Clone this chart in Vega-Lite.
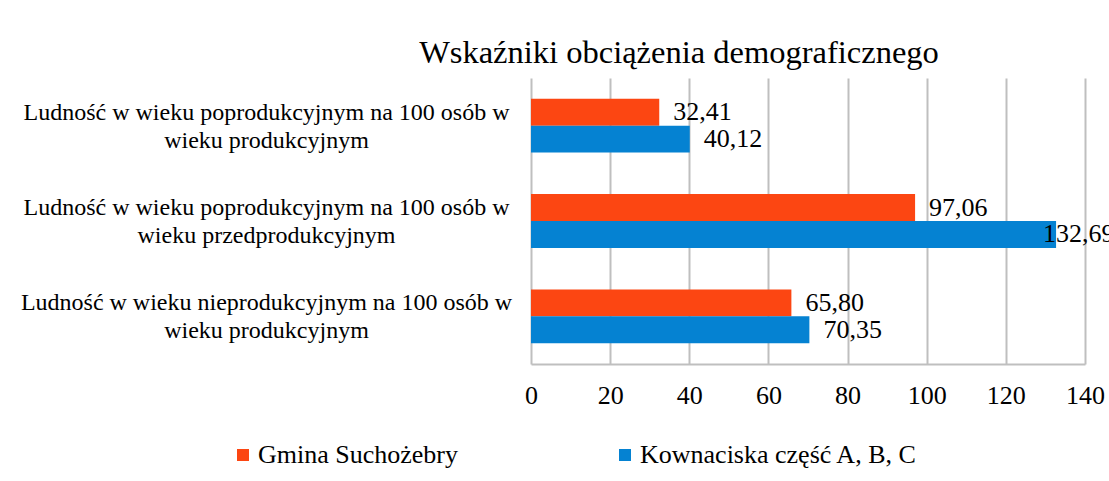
{
  "$schema": "https://vega.github.io/schema/vega-lite/v6.json",
  "autosize": {"type": "none"},
  "padding": {"left": 531, "top": 78, "right": 24, "bottom": 117},
  "width": 554,
  "height": 286,
  "background": "white",
  "title": {
    "text": "Wskaźniki obciążenia demograficznego",
    "font": "Liberation Serif",
    "fontSize": 32.5,
    "fontWeight": "normal",
    "color": "black",
    "anchor": "middle",
    "baseline": "alphabetic",
    "offset": -17,
    "dx": -129
  },
  "data": {
    "values": [
      {"kategoria": "Ludność w wieku poprodukcyjnym na 100 osób w wieku produkcyjnym", "seria": "Gmina Suchożebry", "wartosc": 32.41},
      {"kategoria": "Ludność w wieku poprodukcyjnym na 100 osób w wieku produkcyjnym", "seria": "Kownaciska część A, B, C", "wartosc": 40.12},
      {"kategoria": "Ludność w wieku poprodukcyjnym na 100 osób w wieku przedprodukcyjnym", "seria": "Gmina Suchożebry", "wartosc": 97.06},
      {"kategoria": "Ludność w wieku poprodukcyjnym na 100 osób w wieku przedprodukcyjnym", "seria": "Kownaciska część A, B, C", "wartosc": 132.69},
      {"kategoria": "Ludność w wieku nieprodukcyjnym na 100 osób w wieku produkcyjnym", "seria": "Gmina Suchożebry", "wartosc": 65.80},
      {"kategoria": "Ludność w wieku nieprodukcyjnym na 100 osób w wieku produkcyjnym", "seria": "Kownaciska część A, B, C", "wartosc": 70.35}
    ]
  },
  "encoding": {
    "y": {
      "field": "kategoria",
      "type": "nominal",
      "sort": null,
      "scale": {"paddingInner": 0.435, "paddingOuter": 0.2175},
      "axis": {
        "title": null,
        "domain": false,
        "ticks": false,
        "grid": false,
        "labelAlign": "center",
        "labelBaseline": "middle",
        "labelPadding": 265,
        "labelOffset": -13,
        "labelLimit": 0,
        "labelFont": "Liberation Serif",
        "labelFontSize": 24,
        "labelColor": "black",
        "labelLineHeight": 28,
        "labelExpr": "[slice(datum.label, 0, indexof(datum.label, ' osób w') + 7), slice(datum.label, indexof(datum.label, ' osób w') + 8)]"
      }
    },
    "yOffset": {
      "field": "seria",
      "type": "nominal",
      "sort": ["Gmina Suchożebry", "Kownaciska część A, B, C"],
      "scale": {"paddingInner": 0, "paddingOuter": 0}
    },
    "x": {
      "field": "wartosc",
      "type": "quantitative",
      "scale": {"domain": [0, 140], "nice": false},
      "axis": {
        "title": null,
        "values": [0, 20, 40, 60, 80, 100, 120, 140],
        "grid": true,
        "gridColor": "#BFBFBF",
        "gridWidth": 2,
        "domain": true,
        "domainColor": "#BFBFBF",
        "domainWidth": 2,
        "ticks": false,
        "labelPadding": 18,
        "labelFont": "Liberation Serif",
        "labelFontSize": 26,
        "labelColor": "black",
        "labelFlush": false
      }
    }
  },
  "layer": [
    {
      "mark": {"type": "bar"},
      "encoding": {
        "color": {
          "field": "seria",
          "type": "nominal",
          "scale": {"domain": ["Gmina Suchożebry", "Kownaciska część A, B, C"], "range": ["#FC4612", "#0582D2"]},
          "legend": {
            "title": null,
            "orient": "none",
            "direction": "horizontal",
            "columns": 2,
            "legendX": -301,
            "legendY": 364,
            "padding": 0,
            "columnPadding": 153,
            "symbolType": "square",
            "symbolSize": 144,
            "symbolStrokeWidth": 0,
            "labelOffset": 2,
            "labelFont": "Liberation Serif",
            "labelFontSize": 26,
            "labelColor": "black",
            "labelLimit": 0
          }
        }
      }
    },
    {
      "transform": [{"filter": "datum.wartosc < 120"}],
      "mark": {"type": "text", "align": "left", "baseline": "middle", "dx": 14, "font": "Liberation Serif", "fontSize": 26, "color": "black"},
      "encoding": {"text": {"field": "wartosc", "type": "quantitative", "format": ".2f"}}
    },
    {
      "transform": [{"filter": "datum.wartosc >= 120"}],
      "mark": {"type": "text", "align": "left", "baseline": "middle", "dx": -13, "font": "Liberation Serif", "fontSize": 26, "color": "black"},
      "encoding": {"text": {"field": "wartosc", "type": "quantitative", "format": ".2f"}}
    }
  ],
  "config": {
    "view": {"stroke": null},
    "locale": {
      "number": {"decimal": ",", "thousands": " ", "grouping": [3], "currency": ["", " zł"]}
    }
  }
}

# # # # #

- _AIM_
Replicate the material above verbatim; images stay out of the copy.

- _RESPONSE BELOW_
Clone this chart in Vega-Lite.
{
  "$schema": "https://vega.github.io/schema/vega-lite/v6.json",
  "autosize": {"type": "none"},
  "padding": {"left": 531, "top": 78, "right": 24, "bottom": 117},
  "width": 554,
  "height": 286,
  "background": "white",
  "title": {
    "text": "Wskaźniki obciążenia demograficznego",
    "font": "Liberation Serif",
    "fontSize": 32.5,
    "fontWeight": "normal",
    "color": "black",
    "anchor": "middle",
    "baseline": "alphabetic",
    "offset": -17,
    "dx": -129
  },
  "data": {
    "values": [
      {"kategoria": "Ludność w wieku poprodukcyjnym na 100 osób w wieku produkcyjnym", "seria": "Gmina Suchożebry", "wartosc": 32.41},
      {"kategoria": "Ludność w wieku poprodukcyjnym na 100 osób w wieku produkcyjnym", "seria": "Kownaciska część A, B, C", "wartosc": 40.12},
      {"kategoria": "Ludność w wieku poprodukcyjnym na 100 osób w wieku przedprodukcyjnym", "seria": "Gmina Suchożebry", "wartosc": 97.06},
      {"kategoria": "Ludność w wieku poprodukcyjnym na 100 osób w wieku przedprodukcyjnym", "seria": "Kownaciska część A, B, C", "wartosc": 132.69},
      {"kategoria": "Ludność w wieku nieprodukcyjnym na 100 osób w wieku produkcyjnym", "seria": "Gmina Suchożebry", "wartosc": 65.80},
      {"kategoria": "Ludność w wieku nieprodukcyjnym na 100 osób w wieku produkcyjnym", "seria": "Kownaciska część A, B, C", "wartosc": 70.35}
    ]
  },
  "encoding": {
    "y": {
      "field": "kategoria",
      "type": "nominal",
      "sort": null,
      "scale": {"paddingInner": 0.435, "paddingOuter": 0.2175},
      "axis": {
        "title": null,
        "domain": false,
        "ticks": false,
        "grid": false,
        "labelAlign": "center",
        "labelBaseline": "middle",
        "labelPadding": 265,
        "labelOffset": -13,
        "labelLimit": 0,
        "labelFont": "Liberation Serif",
        "labelFontSize": 24,
        "labelColor": "black",
        "labelLineHeight": 28,
        "labelExpr": "[slice(datum.label, 0, indexof(datum.label, ' osób w') + 7), slice(datum.label, indexof(datum.label, ' osób w') + 8)]"
      }
    },
    "yOffset": {
      "field": "seria",
      "type": "nominal",
      "sort": ["Gmina Suchożebry", "Kownaciska część A, B, C"],
      "scale": {"paddingInner": 0, "paddingOuter": 0}
    },
    "x": {
      "field": "wartosc",
      "type": "quantitative",
      "scale": {"domain": [0, 140], "nice": false},
      "axis": {
        "title": null,
        "values": [0, 20, 40, 60, 80, 100, 120, 140],
        "grid": true,
        "gridColor": "#BFBFBF",
        "gridWidth": 2,
        "domain": true,
        "domainColor": "#BFBFBF",
        "domainWidth": 2,
        "ticks": false,
        "labelPadding": 18,
        "labelFont": "Liberation Serif",
        "labelFontSize": 26,
        "labelColor": "black",
        "labelFlush": false
      }
    }
  },
  "layer": [
    {
      "mark": {"type": "bar"},
      "encoding": {
        "color": {
          "field": "seria",
          "type": "nominal",
          "scale": {"domain": ["Gmina Suchożebry", "Kownaciska część A, B, C"], "range": ["#FC4612", "#0582D2"]},
          "legend": {
            "title": null,
            "orient": "none",
            "direction": "horizontal",
            "columns": 2,
            "legendX": -301,
            "legendY": 364,
            "padding": 0,
            "columnPadding": 153,
            "symbolType": "square",
            "symbolSize": 144,
            "symbolStrokeWidth": 0,
            "labelOffset": 2,
            "labelFont": "Liberation Serif",
            "labelFontSize": 26,
            "labelColor": "black",
            "labelLimit": 0
          }
        }
      }
    },
    {
      "transform": [{"filter": "datum.wartosc < 120"}],
      "mark": {"type": "text", "align": "left", "baseline": "middle", "dx": 14, "font": "Liberation Serif", "fontSize": 26, "color": "black"},
      "encoding": {"text": {"field": "wartosc", "type": "quantitative", "format": ".2f"}}
    },
    {
      "transform": [{"filter": "datum.wartosc >= 120"}],
      "mark": {"type": "text", "align": "left", "baseline": "middle", "dx": -13, "font": "Liberation Serif", "fontSize": 26, "color": "black"},
      "encoding": {"text": {"field": "wartosc", "type": "quantitative", "format": ".2f"}}
    }
  ],
  "config": {
    "view": {"stroke": null},
    "locale": {
      "number": {"decimal": ",", "thousands": " ", "grouping": [3], "currency": ["", " zł"]}
    }
  }
}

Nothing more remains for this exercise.